The concepts and capabilities that have enabled the Defense Logistics Agency to sustain the nation’s warfighters must be adapted to ensure continued success, agency leaders say in a new white paper.
The 16-page document, titled “The Defense Logistics Agency’s Role in Overcoming the Challenges of Contested Logistics,” is written by DLA Director Army Lt. Gen. Mark Simerly and Air Force Col. Wes Adams, director of DLA’s Strategic Plans and Futures Division.
Simerly and Adams begin with the premise that ensuring warfighters have access to all supplies, everywhere, all the time is a flawed theory of success as adversaries continually threaten the joint force’s ability to project power.
Contested logistics is an environment in which the armed forces engage in a conflict with an adversary that presents challenges in all domains and directly targets logistics operations, facilities, and activities in the U.S., abroad, or in transit from one location to another, according to U.S. Code, Title 10.
The leaders write that contested logistics poses several conditions on DLA’s efforts to adapt sustainment models. To start, the U.S. is no longer a sanctuary. The effects of an attack in one time zone or hemisphere will likely flow into others as well. Modern-day adversaries are also more capable, more lethal and can wreak even more havoc on logistics sustainment than they did in Iraq and Afghanistan. And threats already exist and continue to grow in cyberspace.
“Consequences on our space-based assets have absolute effect on land – if you can see the effect, it’s already too late,” they write, adding that DLA’s dependence on cyberspace to perform its mission is hard to overstate.
Transforming DLA to face contested logistics challenges must also take into account the likelihood of a conflict spanning vast time, space and distance.
The paper describes how the agency contributes to integrated deterrence goals outlined in the National Defense Strategy by working with the defense industrial base. DLA has helped the military reap the benefits of technology advancements and innovation while achieving the best prices and efficiency. Efforts must shift to effectiveness, however.
"We now need to transition from a cost-centric model of efficiency and create a cost-aware, cost-responsible model focused on effectiveness and resilience," the paper says.
The agency will transform to meet new contested logistics challenges by focusing on people, precision, posture and partnerships. Under people, employees must be conditioned to accept change and learn to apply data from multiple sources to drive decisions.
Precision in demand forecasting and in-transit visibility is also critical to meeting the needs of a widely dispersed force, especially as DLA avoids the everything-everywhere-all the time model. Breaking free of past methods, the agency will use artificial intelligence to merge supply chain data from multiple domains and business environments. It will then create data-informed algorithms that present a real-time view of supply availability vs warfighter needs.
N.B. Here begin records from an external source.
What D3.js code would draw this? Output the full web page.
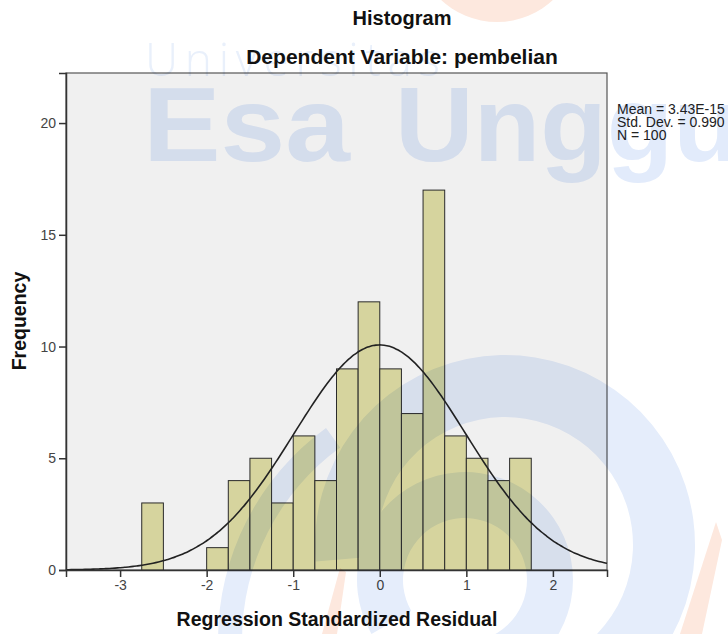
<!DOCTYPE html>
<html>
<head>
<meta charset="utf-8">
<title>Histogram</title>
<style>
	body { margin: 0; background: #fff; }
	svg { display: block; font-family: "Liberation Sans", Arial, sans-serif; }
	.wm { mix-blend-mode: multiply; pointer-events: none; }
</style>
</head>
<body>
<svg width="728" height="634"></svg>
<script src="https://cdn.jsdelivr.net/npm/d3@7"></script>
<script>
// data
const binLow = [-2.75, -2.50, -2.25, -2.00, -1.75, -1.50, -1.25, -1.00, -0.75,
                -0.50, -0.25, 0.00, 0.25, 0.50, 0.75, 1.00, 1.25, 1.50]
const counts = [3, 0, 0, 1, 4, 5, 3, 6, 4, 9, 12, 9, 7, 17, 6, 5, 4, 5]
const binWidth = 0.25
const xTicks = [-3, -2, -1, 0, 1, 2]
const yTicks = [0, 5, 10, 15, 20]
const stats = ["Mean = 3.43E-15", "Std. Dev. = 0.990", "N = 100"]
const mean = 3.43e-15, sd = 0.990, n = 100

const svg = d3.select("svg")
const plot = { left: 66, right: 607, top: 73, bottom: 570 }

const x = d3.scaleLinear().domain([-3.625, 2.625]).range([plot.left, plot.right])
const y = d3.scaleLinear().domain([0, 22.24]).range([plot.bottom, plot.top])

// titles
svg.append("text").text("Histogram")
	.attr("x", 402).attr("y", 25).attr("text-anchor", "middle")
	.attr("font-size", 20).attr("font-weight", "bold").attr("fill", "#111")
svg.append("text").text("Dependent Variable: pembelian")
	.attr("x", 402).attr("y", 64).attr("text-anchor", "middle")
	.attr("font-size", 21).attr("font-weight", "bold").attr("fill", "#111")

// plot background
svg.append("rect")
	.attr("x", plot.left).attr("y", plot.top)
	.attr("width", plot.right - plot.left).attr("height", plot.bottom - plot.top)
	.attr("fill", "#f0f0f0").attr("stroke", "#555").attr("stroke-width", 1.2)

// bars
const bins = binLow.map((b, i) => ({ x0: b, x1: b + binWidth, c: counts[i] })).filter(d => d.c > 0)
svg.append("g").selectAll("rect").data(bins).join("rect")
	.attr("x", d => x(d.x0)).attr("width", d => x(d.x1) - x(d.x0))
	.attr("y", d => y(d.c)).attr("height", d => y(0) - y(d.c))
	.attr("fill", "#d6d49e").attr("stroke", "#2a2a2a").attr("stroke-width", 1)

// normal curve
const pdf = v => n * binWidth / (sd * Math.sqrt(2 * Math.PI)) * Math.exp(-0.5 * ((v - mean) / sd) ** 2)
const xs = d3.range(200).map(i => x.domain()[0] + i * (x.domain()[1] - x.domain()[0]) / 199)
svg.append("path").datum(xs)
	.attr("fill", "none").attr("stroke", "#222").attr("stroke-width", 1.6)
	.attr("d", d3.line().x(d => x(d)).y(d => y(pdf(d))).curve(d3.curveBasis))

// axes
const gy = svg.append("g").attr("transform", `translate(${plot.left},0)`)
	.call(d3.axisLeft(y).tickValues(yTicks).tickSize(7).tickPadding(3).tickFormat(d => String(d)))
const gx = svg.append("g").attr("transform", `translate(0,${plot.bottom})`)
	.call(d3.axisBottom(x).tickValues(xTicks).tickSize(7).tickPadding(3).tickFormat(d => String(d)))
for (const g of [gx, gy]) {
	g.select(".domain").attr("stroke", "#333").attr("stroke-width", 1.5)
	g.selectAll(".tick line").attr("stroke", "#333").attr("stroke-width", 1.5)
	g.selectAll(".tick text").attr("font-size", 14).attr("fill", "#444")
		.attr("font-family", "Liberation Sans, Arial, sans-serif")
}

// axis titles
svg.append("text").text("Regression Standardized Residual")
	.attr("x", 337).attr("y", 626).attr("text-anchor", "middle")
	.attr("font-size", 19.5).attr("font-weight", "bold").attr("fill", "#111")
svg.append("text").text("Frequency")
	.attr("transform", "translate(26,321) rotate(-90)").attr("text-anchor", "middle")
	.attr("font-size", 19.5).attr("font-weight", "bold").attr("fill", "#111")

// stats box
svg.append("g").selectAll("text").data(stats).join("text")
	.text(d => d).attr("x", 617).attr("y", (d, i) => 114 + i * 13)
	.attr("font-size", 14).attr("fill", "#222")

// watermark
const wm = svg.append("g").attr("class", "wm")
const blue = "#e5edfb", orange = "#fde8de"
wm.append("circle").attr("cx", 497).attr("cy", -60).attr("r", 82).attr("fill", orange)
wm.append("path").attr("fill", orange).attr("d", "M680,634L702,634L722,540L716,522Z")
wm.append("path").attr("fill", orange).attr("d", "M322,634L337,634L346,572L340,568Z")
const arc = d3.arc()
const rings = [
	{ cx: 505, cy: 545, r0: 128, r1: 190, a0: -95, a1: 155 },
	{ cx: 465, cy: 580, r0: 62, r1: 108, a0: -120, a1: 160 },
	{ cx: 480, cy: 640, r0: 238, r1: 262, a0: -90, a1: -36 }
]
rings.forEach(r => {
	wm.append("path").attr("fill", blue)
		.attr("transform", `translate(${r.cx},${r.cy})`)
		.attr("d", arc({ innerRadius: r.r0, outerRadius: r.r1,
			startAngle: r.a0 * Math.PI / 180, endAngle: r.a1 * Math.PI / 180 }))
})
wm.append("text").text("Universitas")
	.attr("x", 145).attr("y", 76).attr("font-family", "Open Sans, sans-serif")
	.attr("font-weight", 300).attr("font-size", 46).attr("fill", "#e9f0fb")
	.attr("textLength", 295).attr("lengthAdjust", "spacing")
wm.append("text").text("Esa")
	.attr("x", 143).attr("y", 161).attr("font-weight", "bold").attr("font-size", 105)
	.attr("fill", "#e2ebfb").attr("textLength", 207).attr("lengthAdjust", "spacingAndGlyphs")
wm.append("text").text("Unggul")
	.attr("x", 395).attr("y", 161).attr("font-weight", "bold").attr("font-size", 105)
	.attr("fill", "#e2ebfb").attr("textLength", 375).attr("lengthAdjust", "spacingAndGlyphs")
</script>
</body>
</html>
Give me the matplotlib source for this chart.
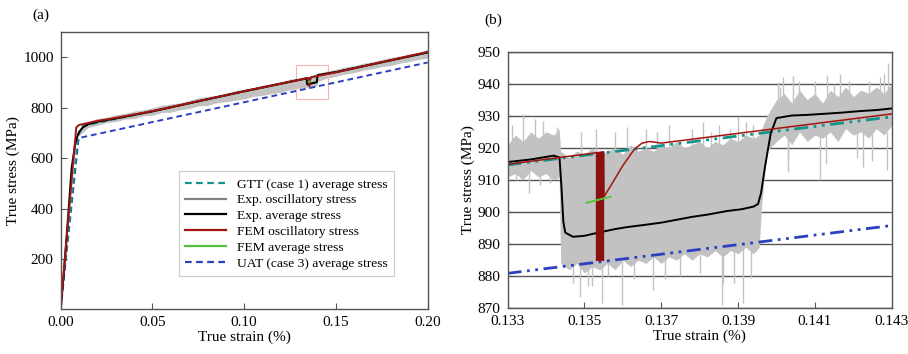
import numpy as np
import matplotlib
matplotlib.use("Agg")
import matplotlib.pyplot as plt
from matplotlib.lines import Line2D
from matplotlib.patches import Rectangle

plt.rcParams['font.family'] = ['Liberation Serif', 'DejaVu Serif']
plt.rcParams['font.size'] = 11

# ---------------- panel (a) data ----------------
exp_a_x = [0, 0.002, 0.004, 0.006, 0.008, 0.009, 0.010, 0.012, 0.015, 0.02, 0.03, 0.05,
           0.10, 0.134, 0.1344, 0.1396, 0.1400, 0.15, 0.20]
exp_a_y = [0, 170, 360, 560, 660, 685, 703, 722, 735, 745, 758, 786,
           866, 917, 893, 902, 930, 942, 1020]
fem_a_x = [0, 0.004, 0.0085, 0.010, 0.015, 0.02, 0.03, 0.05, 0.10, 0.1354, 0.1355,
           0.1356, 0.1366, 0.15, 0.20]
fem_a_y = [0, 345, 722, 732, 740, 748, 760, 787, 866, 919, 886, 905, 922, 941, 1022]
gtt_a_x = [0, 0.0095, 0.012, 0.2]
gtt_a_y = [0, 690, 728, 1020]
uat_a_x = [0, 0.0098, 0.2]
uat_a_y = [0, 680, 980]
femavg_a_x = [0.1351, 0.1357]
femavg_a_y = [903, 905]
band_a_x = [0.010, 0.015, 0.02, 0.025, 0.03, 0.035, 0.04, 0.045, 0.05, 0.055, 0.06, 0.065,
            0.07, 0.075, 0.08, 0.085, 0.09, 0.095, 0.10, 0.105, 0.11, 0.115, 0.12, 0.125,
            0.13, 0.134, 0.1344, 0.1396, 0.140, 0.145, 0.15, 0.155, 0.16, 0.165, 0.17,
            0.175, 0.18, 0.185, 0.19, 0.195, 0.20]
band_a_lo = [690, 722, 731, 742, 745, 755, 757, 768, 770, 781, 783, 792,
             797, 808, 809, 820, 824, 830, 835, 845, 850, 856, 862, 872,
             877, 882, 878, 886, 905, 917, 925, 934, 940, 950, 955, 964,
             968, 978, 984, 992, 998]
band_a_hi = [712, 745, 758, 762, 773, 778, 787, 792, 800, 810, 815, 820,
             829, 840, 845, 850, 858, 868, 874, 880, 890, 896, 903, 914,
             918, 924, 920, 926, 936, 946, 953, 962, 968, 977, 983, 992,
             1000, 1006, 1015, 1020, 1032]
box_a = (0.1282, 834, 0.1457, 971)  # zoom box x0, y0, x1, y1

# ---------------- panel (b) data ----------------
exp_b_x = [0.1330, 0.1336, 0.1342, 0.13435, 0.1344, 0.13445, 0.1345, 0.1347, 0.1350,
           0.1354, 0.1358, 0.1361, 0.1365, 0.1370, 0.1374, 0.1378, 0.1382, 0.1387,
           0.1391, 0.1394, 0.13952, 0.1396, 0.1397, 0.13985, 0.1400, 0.1404, 0.1408,
           0.1412, 0.1417, 0.1422, 0.1426, 0.1430]
exp_b_y = [915.6, 916.4, 917.6, 917.0, 908, 897, 893.6, 892.3, 892.6,
           893.7, 894.7, 895.3, 895.9, 896.7, 897.6, 898.5, 899.2, 900.3,
           900.9, 901.7, 902.5, 906, 914, 924.5, 929.3, 930.1, 930.3,
           930.6, 931.0, 931.5, 931.8, 932.3]
fem_b_x = [0.1330, 0.1355, 0.13551, 0.1357, 0.1360, 0.1363, 0.1365, 0.1367, 0.1370, 0.1430]
fem_b_y = [914.9, 918.8, 904.8, 908.5, 914.5, 919.6, 921.5, 922.0, 921.5, 930.6]
gtt_b_x = [0.1330, 0.1430]
gtt_b_y = [914.7, 929.7]
uat_b_x = [0.1330, 0.1430]
uat_b_y = [880.9, 895.8]
femavg_b_x = [0.13506, 0.13568]
femavg_b_y = [902.9, 904.8]
burst_x = [0.13540]
burst_lo = [884.7]
burst_hi = [918.8]

band_b_x = [0.1330, 0.1332, 0.1334, 0.1336, 0.1338, 0.1340, 0.1342, 0.13434, 0.13438,
            0.1346, 0.1348, 0.1350, 0.1352, 0.1354, 0.1356, 0.1358, 0.1360, 0.1362,
            0.1364, 0.1366, 0.1368, 0.1370, 0.1372, 0.1374, 0.1376, 0.1378, 0.1380,
            0.1382, 0.1384, 0.1386, 0.1388, 0.1390, 0.1392, 0.1394, 0.13955, 0.13962,
            0.13975, 0.1400, 0.1402, 0.1404, 0.1406, 0.1408, 0.1410, 0.1412, 0.1414,
            0.1416, 0.1418, 0.1420, 0.1422, 0.1424, 0.1426, 0.1428, 0.1430]
band_b_lo = [911, 912, 910, 913, 911, 912, 910, 911, 884,
             882, 884, 881, 883, 882, 884, 882, 885, 883,
             885, 884, 886, 884, 886, 885, 887, 885, 887,
             886, 888, 886, 888, 887, 889, 887, 889, 903,
             919, 922, 924, 921, 925, 922, 924, 923, 925,
             922, 926, 924, 925, 923, 926, 924, 927]
band_b_hi = [921, 924, 922, 925, 923, 925, 924, 926, 919,
             917, 919, 918, 920, 918, 919, 920, 918, 921,
             919, 920, 919, 921, 920, 922, 920, 921, 922,
             920, 922, 921, 923, 922, 924, 923, 924, 926,
             930, 935, 937, 934, 938, 935, 937, 934, 938,
             936, 939, 936, 938, 937, 939, 937, 940]
spike_x = [0.13341, 0.13393, 0.13428, 0.1358, 0.1361, 0.1366, 0.1385, 0.13901, 0.1392,
           0.14005, 0.14018, 0.14044, 0.1410, 0.14131, 0.14165, 0.1419, 0.1427, 0.14291,
           0.13323, 0.13384, 0.1347, 0.13488, 0.1351, 0.13545, 0.13597, 0.1363, 0.13679,
           0.1375, 0.13857, 0.1389, 0.13914, 0.13935, 0.14031, 0.14114, 0.14226, 0.14287,
           0.13312, 0.13355, 0.13372, 0.13410, 0.1349, 0.1353, 0.1369, 0.1372, 0.1378,
           0.1381, 0.1383, 0.1388, 0.1394, 0.1401, 0.1403, 0.1406, 0.1413, 0.1415,
           0.1421, 0.1424, 0.1425, 0.1428, 0.1352, 0.1356, 0.1371, 0.1380, 0.1386]
spike_lo = [918, 918, 918, 915, 915, 915, 915, 915, 915,
            930, 930, 930, 930, 930, 930, 930, 930, 930,
            910, 908.4, 878, 873.6, 876.8, 871.6, 871, 879, 875.6,
            880, 871, 878, 871.6, 879.4, 912.6, 910, 914, 913,
            918, 906, 918, 909, 915, 915, 915, 915, 915,
            915, 915, 915, 915, 930, 916, 930, 915, 930,
            917, 930, 916, 930, 877, 880, 879, 881, 878]
spike_hi = [930.5, 928.5, 926.6, 925, 926.6, 926, 927, 929.7, 928,
            940.6, 942.2, 942.4, 941, 942.7, 943, 941, 942, 946.4,
            915, 915, 890, 890, 890, 890, 890, 890, 890,
            890, 890, 890, 890, 890, 925, 925, 925, 925,
            927, 915, 929, 915, 925, 926, 925, 927, 926,
            928, 925, 926, 927, 939, 925, 941, 925, 940,
            925, 941, 925, 943, 890, 890, 890, 890, 890]

c_gtt = '#13948a'
c_gray = '#c2c2c2'
c_gray_leg = '#808080'
c_exp = '#000000'
c_fem = '#a3140f'
c_femavg = '#55c43c'
c_uat = '#2c3fbf'
c_spine = '#555555'

fig = plt.figure(figsize=(9.08, 3.54), dpi=100)
ax1 = fig.add_axes([0.0668, 0.1263, 0.4042, 0.7825])
ax2 = fig.add_axes([0.5591, 0.1291, 0.4229, 0.7249])

# ---- panel (a) ----
ax1.plot(uat_a_x, uat_a_y, color=c_uat, lw=1.4, dashes=(3, 2))
ax1.plot(gtt_a_x, gtt_a_y, color=c_gtt, lw=1.4, dashes=(3, 2))
ax1.fill_between(band_a_x, band_a_lo, band_a_hi, color=c_gray, lw=0)
ax1.plot(exp_a_x, exp_a_y, color=c_exp, lw=1.5)
ax1.plot(fem_a_x, fem_a_y, color=c_fem, lw=1.4)
ax1.plot(femavg_a_x, femavg_a_y, color=c_femavg, lw=1.4)
ax1.add_patch(Rectangle((box_a[0], box_a[1]), box_a[2] - box_a[0], box_a[3] - box_a[1],
                        fill=False, ec='#f2b8b0', lw=0.8))
ax1.set_xlim(0, 0.2)
ax1.set_ylim(0, 1100)
ax1.set_xticks([0, 0.05, 0.10, 0.15, 0.20])
ax1.set_xticklabels(['0.00', '0.05', '0.10', '0.15', '0.20'])
ax1.set_yticks([200, 400, 600, 800, 1000])
ax1.set_xlabel('True strain (%)', labelpad=1)
ax1.set_ylabel('True stress (MPa)', labelpad=2)

handles = [
    Line2D([], [], color=c_gtt, lw=1.6, dashes=(3, 2)),
    Line2D([], [], color=c_gray_leg, lw=1.6),
    Line2D([], [], color=c_exp, lw=1.6),
    Line2D([], [], color=c_fem, lw=1.6),
    Line2D([], [], color=c_femavg, lw=1.6),
    Line2D([], [], color=c_uat, lw=1.6, dashes=(3, 2)),
]
labels = ['GTT (case 1) average stress', 'Exp. oscillatory stress', 'Exp. average stress',
          'FEM oscillatory stress', 'FEM average stress', 'UAT (case 3) average stress']
leg = ax1.legend(handles, labels, loc='lower right', bbox_to_anchor=(0.927, 0.095),
                 fontsize=9.7, fancybox=False, edgecolor='#cccccc', framealpha=1,
                 handlelength=3.0, labelspacing=0.25, borderpad=0.5, handletextpad=0.8)
leg.get_frame().set_linewidth(0.8)

# ---- panel (b) ----
ax2.set_axisbelow(True)
ax2.grid(axis='y', color=c_spine, lw=1.0)
ax2.fill_between(band_b_x, band_b_lo, band_b_hi, color=c_gray, lw=0)
ax2.vlines(spike_x, spike_lo, spike_hi, color=c_gray, lw=1.0)
ax2.plot(uat_b_x, uat_b_y, color=c_uat, lw=2.0, dashes=(5, 2, 1, 2, 1, 2))
ax2.plot(gtt_b_x, gtt_b_y, color=c_gtt, lw=2.0, dashes=(5, 2, 1, 2, 1, 2))
ax2.plot(exp_b_x, exp_b_y, color=c_exp, lw=1.4)
ax2.plot(fem_b_x, fem_b_y, color=c_fem, lw=1.1)
ax2.vlines(burst_x, burst_lo, burst_hi, color='#8b1010', lw=6)
ax2.plot(femavg_b_x, femavg_b_y, color=c_femavg, lw=1.4)
ax2.set_xlim(0.133, 0.143)
ax2.set_ylim(870, 950)
ax2.set_xticks([0.133, 0.135, 0.137, 0.139, 0.141, 0.143])
ax2.set_xticklabels(['0.133', '0.135', '0.137', '0.139', '0.141', '0.143'])
ax2.set_yticks(np.arange(870, 951, 10))
ax2.set_xlabel('True strain (%)', labelpad=1)
ax2.set_ylabel('True stress (MPa)', labelpad=2)

for ax in (ax1, ax2):
    for s in ax.spines.values():
        s.set_color(c_spine)
        s.set_linewidth(1.0)
    ax.tick_params(direction='in', length=4, width=0.8, color=c_spine, labelsize=11, pad=5)

fig.text(0.045, 0.956, '(a)', fontsize=11, va='center', ha='center')
fig.text(0.543, 0.942, '(b)', fontsize=11, va='center', ha='center')

fig.savefig('out.png', dpi=100)
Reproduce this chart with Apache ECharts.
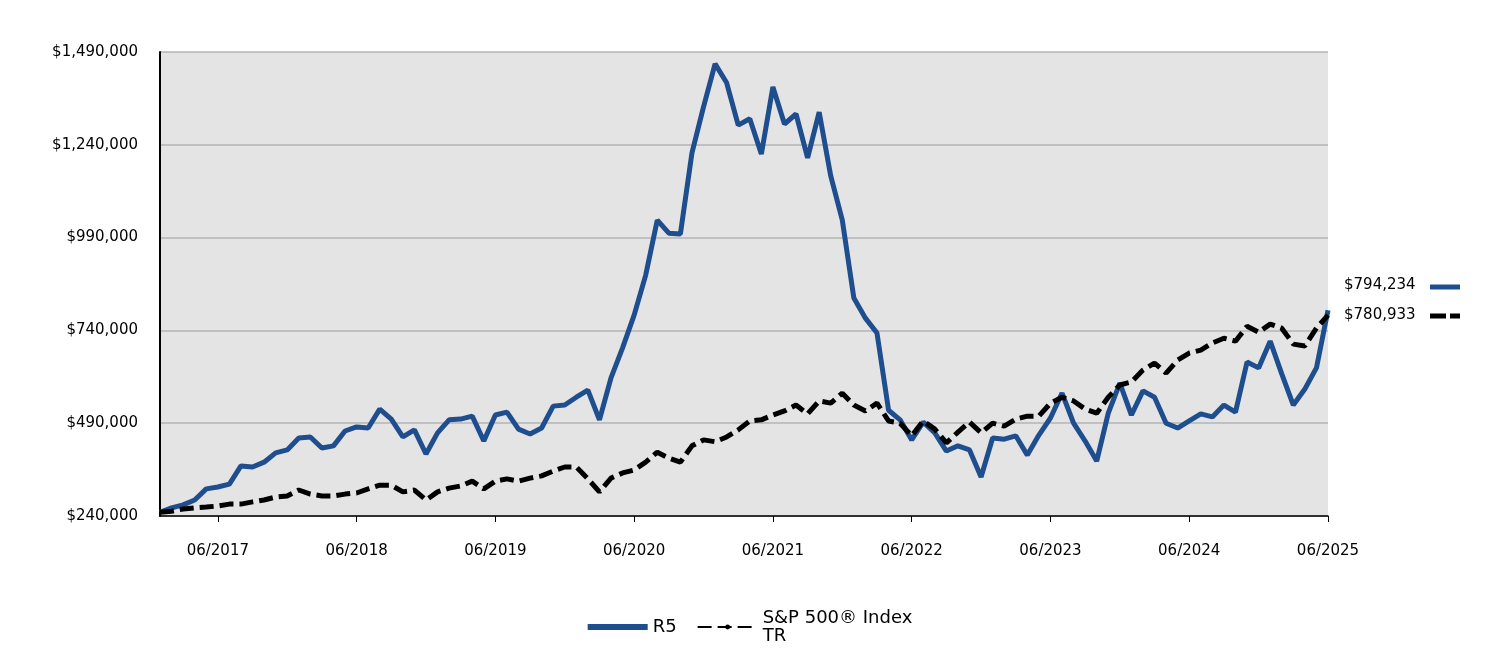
<!DOCTYPE html>
<html><head><meta charset="utf-8">
<script src="https://cdn.jsdelivr.net/npm/echarts@6/dist/echarts.min.js"></script>
<style>html,body{margin:0;padding:0;background:#fff}#c{width:1500px;height:660px}</style>
</head><body><div id="c"></div>
<script>
const startYear = 2017;
const months = [];
for (let i = 0; i < 102; i++) { const m = i % 12 + 1, y = startYear + Math.floor(i / 12); months.push((m < 10 ? '0' : '') + m + '/' + y); }
const tickLabels = ['01/2017','06/2017','06/2018','06/2019','06/2020','06/2021','06/2022','06/2023','06/2024','06/2025'];
const yTicks = [240000, 490000, 740000, 990000, 1240000, 1490000];
const r5 = [250000,262000,270000,283000,313000,318000,326000,375000,372000,385000,410000,418000,450000,453000,423000,429000,469000,480000,477000,528000,501000,453000,472000,407000,464000,499000,501000,509000,442000,512000,520000,474000,461000,477000,536000,539000,560000,579000,499000,612000,693000,781000,889000,1037000,1002000,1000000,1218000,1342000,1458000,1407000,1293000,1310000,1215000,1396000,1296000,1323000,1205000,1328000,1156000,1037000,827000,773000,733000,525000,499000,445000,493000,464000,415000,429000,418000,345000,450000,447000,456000,404000,458000,504000,571000,490000,442000,388000,517000,598000,512000,577000,560000,490000,477000,496000,515000,507000,539000,520000,655000,639000,711000,623000,539000,582000,639000,794234];
const sp = [250000,253000,259000,262000,264000,267000,272000,272000,278000,283000,291000,294000,310000,299000,294000,294000,299000,302000,313000,323000,323000,305000,310000,283000,305000,315000,321000,334000,313000,334000,340000,334000,342000,348000,361000,372000,372000,340000,305000,342000,356000,364000,385000,412000,396000,385000,429000,445000,440000,453000,472000,496000,499000,512000,523000,539000,515000,550000,544000,571000,539000,523000,544000,496000,490000,456000,496000,474000,437000,466000,493000,464000,490000,482000,501000,509000,509000,544000,560000,550000,528000,517000,560000,593000,601000,633000,652000,625000,660000,679000,687000,706000,719000,711000,751000,735000,757000,746000,703000,698000,746000,780933];
const seriesNames = ['R5', 'S&P 500® Index\nTR'];
const font = 'DejaVu Sans';
const fmt = v => '$' + v.toLocaleString('en-US');
const chart = echarts.init(document.getElementById('c'));
chart.setOption({
  animation: false,
  textStyle: { fontFamily: font },
  grid: { left: 160, right: 172, top: 52, bottom: 144, show: true, backgroundColor: '#e4e4e4', borderWidth: 0 },
  legend: { bottom: 10, left: 'center', itemWidth: 60, itemHeight: 6, itemGap: 20,
    textStyle: { fontSize: 18, color: '#000', fontFamily: font },
    data: [{ name: seriesNames[0], icon: 'rect' }, { name: seriesNames[1] }] },
  xAxis: { type: 'category', data: months, boundaryGap: false,
    axisLine: { lineStyle: { color: '#000', width: 1.5 } },
    axisTick: { show: true, length: 6, lineStyle: { color: '#000' }, interval: (i, v) => tickLabels.includes(v) },
    axisLabel: { interval: (i, v) => tickLabels.includes(v), margin: 28, fontSize: 15, color: '#000', fontFamily: font },
    splitLine: { show: false } },
  yAxis: { type: 'value', min: 240000, max: 1490000,
    axisLine: { show: true, lineStyle: { color: '#000', width: 2 } },
    axisTick: { show: false, customValues: yTicks },
    axisLabel: { customValues: yTicks, formatter: fmt, fontSize: 15, color: '#000', margin: 22, fontFamily: font },
    splitLine: { show: true, lineStyle: { color: '#b4b4b4', width: 1.5 } } },
  series: [
    { name: seriesNames[0], type: 'line', data: r5, symbol: 'none', lineStyle: { color: '#1f4e8f', width: 5 }, itemStyle: { color: '#1f4e8f' },
      endLabel: { show: true, formatter: p => fmt(p.value), offset: [8, -25], fontSize: 15, color: '#000', fontFamily: font } },
    { name: seriesNames[1], type: 'line', data: sp, symbol: 'none', lineStyle: { color: '#000', width: 5, type: [14, 6] }, itemStyle: { color: '#000' },
      endLabel: { show: true, formatter: p => fmt(p.value), offset: [8, 0], fontSize: 15, color: '#000', fontFamily: font } }
  ],
  graphic: [
    { type: 'line', shape: { x1: 1430, y1: 287, x2: 1460, y2: 287 }, style: { stroke: '#1f4e8f', lineWidth: 5 } },
    { type: 'line', shape: { x1: 1430, y1: 316, x2: 1460, y2: 316 }, style: { stroke: '#000', lineWidth: 5, lineDash: [16, 4] } }
  ]
});
</script></body></html>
“Ony through precision will mass be achievable and affordable,” Simerly and Adams write.
The next war will also require a long view of logistics, they say, adding that where DLA postures supplies, logistics capabilities, and people will help inform decisions, manage access, and ensure warfighters’ needs are met on time. And since future wars won’t be fought and won alone, DLA must continue strengthening partnerships with the joint force, allies and industry.
Simerly and Adams conclude that thinking, acting and operating differently as a warfighting team will require employees to maintain a winning mindset.
“Every one of us needs to think like a warfighter, understand the conditions on the battlefield, understand contested logistics and why it’s driving us to do things differently – more effectively, efficiently and with greater resilience,” they write.